The Old Hall, one of the farm buildings at the centre of Hall Farm, is a surviving medieval domestic building or manor house, probably dating from the 14th century and remodelled in the 16th and 17th century. It was burned and then re-roofed in the early 21st century, and no internal partitions survive. This is a two-storey listed building which was converted to a barn in the 19th century, has a Welsh slate roof and seven internal bays. It is built of squared and rubble masonry with ashlar dressing. The structure includes medieval and Tudor carved stone, including mullions and fireplaces. Buttresses, broken arches and fireplaces of the manor are still standing and are incorporated in the Old Hall. It is 59 ft by 30 ft, containing two Tudor fireplaces, with the remains of archways on the outside walls at each end.

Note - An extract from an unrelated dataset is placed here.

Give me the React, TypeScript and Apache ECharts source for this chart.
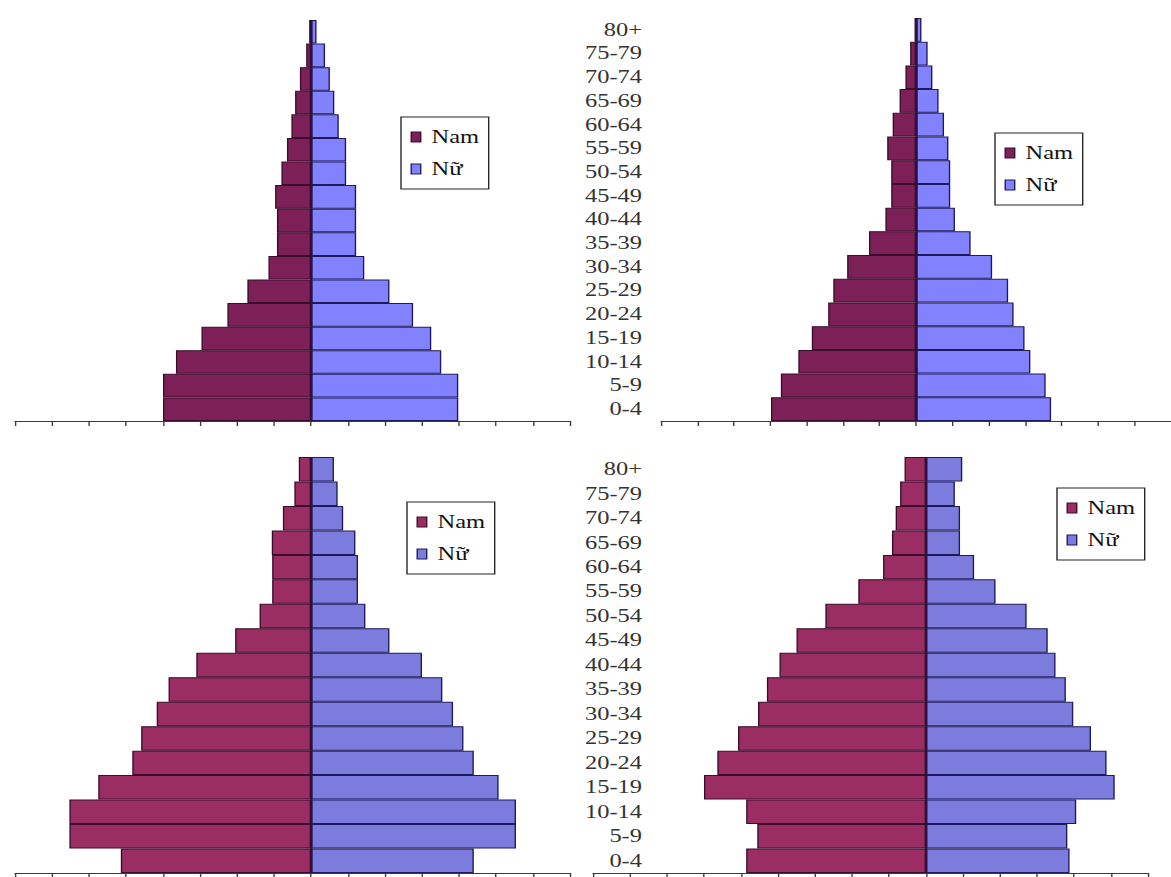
import React, { useEffect, useRef } from "react";
import * as echarts from "echarts";

// Age groups, bottom (youngest) to top (oldest)
const AGE_GROUPS = [
  "0-4", "5-9", "10-14", "15-19", "20-24", "25-29", "30-34", "35-39", "40-44",
  "45-49", "50-54", "55-59", "60-64", "65-69", "70-74", "75-79", "80+",
];

// Population share per age group, in axis units (one tick = one unit)
const TOP_LEFT_MALE = [4.0, 4.0, 3.65, 2.96, 2.26, 1.72, 1.15, 0.92, 0.92, 0.97, 0.8, 0.65, 0.53, 0.43, 0.3, 0.13, 0.05];
const TOP_LEFT_FEMALE = [3.98, 3.98, 3.52, 3.25, 2.76, 2.12, 1.44, 1.22, 1.22, 1.22, 0.95, 0.95, 0.75, 0.63, 0.51, 0.38, 0.15];

const TOP_RIGHT_MALE = [3.98, 3.71, 3.23, 2.86, 2.41, 2.27, 1.89, 1.29, 0.84, 0.68, 0.68, 0.79, 0.64, 0.45, 0.29, 0.16, 0.04];
const TOP_RIGHT_FEMALE = [3.71, 3.56, 3.14, 2.98, 2.68, 2.53, 2.09, 1.5, 1.07, 0.94, 0.94, 0.89, 0.77, 0.62, 0.45, 0.32, 0.15];

const BOTTOM_LEFT_MALE = [5.14, 6.53, 6.53, 5.75, 4.83, 4.59, 4.17, 3.85, 3.1, 2.05, 1.39, 1.05, 1.05, 1.06, 0.76, 0.45, 0.33];
const BOTTOM_LEFT_FEMALE = [4.4, 5.54, 5.54, 5.07, 4.4, 4.12, 3.84, 3.55, 3.0, 2.12, 1.47, 1.27, 1.27, 1.2, 0.87, 0.72, 0.62];

const BOTTOM_RIGHT_MALE = [4.86, 4.56, 4.86, 6.0, 5.64, 5.08, 4.54, 4.3, 3.96, 3.5, 2.72, 1.83, 1.16, 0.92, 0.82, 0.7, 0.58];
const BOTTOM_RIGHT_FEMALE = [3.88, 3.82, 4.06, 5.1, 4.88, 4.46, 3.98, 3.78, 3.5, 3.29, 2.72, 1.88, 1.3, 0.92, 0.92, 0.78, 0.98];

const SERIES_NAMES = ["Nam", "Nữ"];

// Page geometry: the drawing is laid out narrow and stretched horizontally
const PAGE_W = 1171;
const PAGE_H = 877;
const STRETCH = 1.36;
const UNIT = 37; // px per axis unit after stretching
const sx = (x: number) => x / STRETCH;

const FONT = "Liberation Serif";

const TOP_COLORS = { male: "#7e2058", female: "#8282ff", maleBorder: "#3a0c2c", femaleBorder: "#1e1a5c" };
const BOTTOM_COLORS = { male: "#9a2d62", female: "#7c7cde", maleBorder: "#3a0c2c", femaleBorder: "#1e1a5c" };

const PANELS = [
  { male: TOP_LEFT_MALE, female: TOP_LEFT_FEMALE, center: 311, min: -8, max: 7, top: 20, bottom: 421, labelRight: null as number | null, legend: [401, 117], colors: TOP_COLORS },
  { male: TOP_RIGHT_MALE, female: TOP_RIGHT_FEMALE, center: 920, min: -7, max: 7, top: 18, bottom: 421, labelRight: 642 as number | null, legend: [995, 133], colors: TOP_COLORS },
  { male: BOTTOM_LEFT_MALE, female: BOTTOM_LEFT_FEMALE, center: 311, min: -8, max: 7, top: 457, bottom: 873, labelRight: null as number | null, legend: [407, 502], colors: BOTTOM_COLORS },
  { male: BOTTOM_RIGHT_MALE, female: BOTTOM_RIGHT_FEMALE, center: 926, min: -9, max: 6, top: 457, bottom: 873, labelRight: 642 as number | null, legend: [1057, 488], colors: BOTTOM_COLORS },
];

function buildOption() {
  const grid = PANELS.map((p) => {
    const leftPx = p.center + p.min * UNIT;
    return {
      left: sx(leftPx),
      width: sx((p.max - p.min) * UNIT),
      top: p.top,
      height: p.bottom - p.top,
    };
  });

  const xAxis = PANELS.map((p, i) => ({
    type: "value",
    gridIndex: i,
    min: p.min,
    max: p.max,
    interval: 1,
    axisLine: { show: true, onZero: false, lineStyle: { color: "#3a3a3a", width: 1 } },
    axisTick: { show: true, length: 5, lineStyle: { color: "#3a3a3a", width: 1 } },
    axisLabel: { show: false },
    splitLine: { show: false },
  }));

  const yAxis = PANELS.map((p, i) => {
    const leftPx = p.center + p.min * UNIT;
    return {
      type: "category",
      gridIndex: i,
      data: AGE_GROUPS,
      axisLine: { show: false, onZero: false },
      axisTick: { show: false },
      splitLine: { show: false },
      axisLabel:
        p.labelRight == null
          ? { show: false }
          : {
              show: true,
              margin: sx(leftPx - p.labelRight),
              align: "right",
              fontFamily: FONT,
              fontSize: 18,
              color: "#333",
            },
    };
  });

  const series: any[] = [];
  PANELS.forEach((p, i) => {
    series.push({
      name: SERIES_NAMES[0],
      type: "bar",
      xAxisIndex: i,
      yAxisIndex: i,
      data: p.male.map((v) => -v),
      barWidth: "100%",
      barGap: "-100%",
      itemStyle: { color: p.colors.male, borderColor: p.colors.maleBorder, borderWidth: 1 },
    });
    series.push({
      name: SERIES_NAMES[1],
      type: "bar",
      xAxisIndex: i,
      yAxisIndex: i,
      data: p.female,
      barWidth: "100%",
      barGap: "-100%",
      itemStyle: { color: p.colors.female, borderColor: p.colors.femaleBorder, borderWidth: 1 },
      // vertical axis line at zero, drawn over the bar edges
      markLine: {
        silent: true,
        symbol: "none",
        label: { show: false },
        lineStyle: { color: "#2a1040", width: 1.5, type: "solid" },
        data: [{ xAxis: 0 }],
      },
    });
  });

  const legend = PANELS.map((p) => ({
    left: sx(p.legend[0]),
    top: p.legend[1],
    orient: "vertical",
    selectedMode: false,
    icon: "rect",
    itemWidth: 7,
    itemHeight: 10,
    itemGap: 12,
    padding: [10, 7, 10, 7],
    borderColor: "#222",
    borderWidth: 1,
    backgroundColor: "#fff",
    data: [
      { name: SERIES_NAMES[0], itemStyle: { color: p.colors.male, borderColor: p.colors.maleBorder, borderWidth: 1 } },
      { name: SERIES_NAMES[1], itemStyle: { color: p.colors.female, borderColor: p.colors.femaleBorder, borderWidth: 1 } },
    ],
    textStyle: { fontFamily: FONT, fontSize: 18, color: "#111", lineHeight: 20, padding: [0, 0, 0, 3] },
  }));

  return {
    animation: false,
    backgroundColor: "#fff",
    textStyle: { fontFamily: FONT },
    grid,
    xAxis,
    yAxis,
    legend,
    series,
  };
}

export default function App() {
  const ref = useRef<HTMLDivElement>(null);

  useEffect(() => {
    if (!ref.current) return;
    const chart = echarts.init(ref.current, undefined, { renderer: "svg" });
    chart.setOption(buildOption() as any);
    return () => chart.dispose();
  }, []);

  return (
    <div
      ref={ref}
      style={{
        position: "absolute",
        left: 0,
        top: 0,
        width: PAGE_W / STRETCH,
        height: PAGE_H,
        transform: `scaleX(${STRETCH})`,
        transformOrigin: "0 0",
        background: "#fff",
      }}
    />
  );
}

The moated manor house stood at the southern end of the abandoned village site, where there are now farm buildings. In the 16th and 17th centuries the manor had a hall with parlour and chamber over the hall, a new chamber, a little chamber, a "lofte beneath the doors", a buttery, a kitchen and a stable. Depressions in the ground at the southern end of the site indicate the position of the original moat.

====Chapel====
It is thought that the chapel was on the 6.5 ft high triangular platform at the north end of the site and on the south side of Newton Lane. There is a ditch along the south side of this feature. Evidence for the chapel exists in a licence given in 1414 to Robert Fisher, John Nicholson and John Deves to hold religious services in a chapel at Archdeacon Newton.

====Enclosure====
Another enclosure has been identified by aerial photography 0.31 mi north-west of the hamlet, and on the south side of Newton Lane.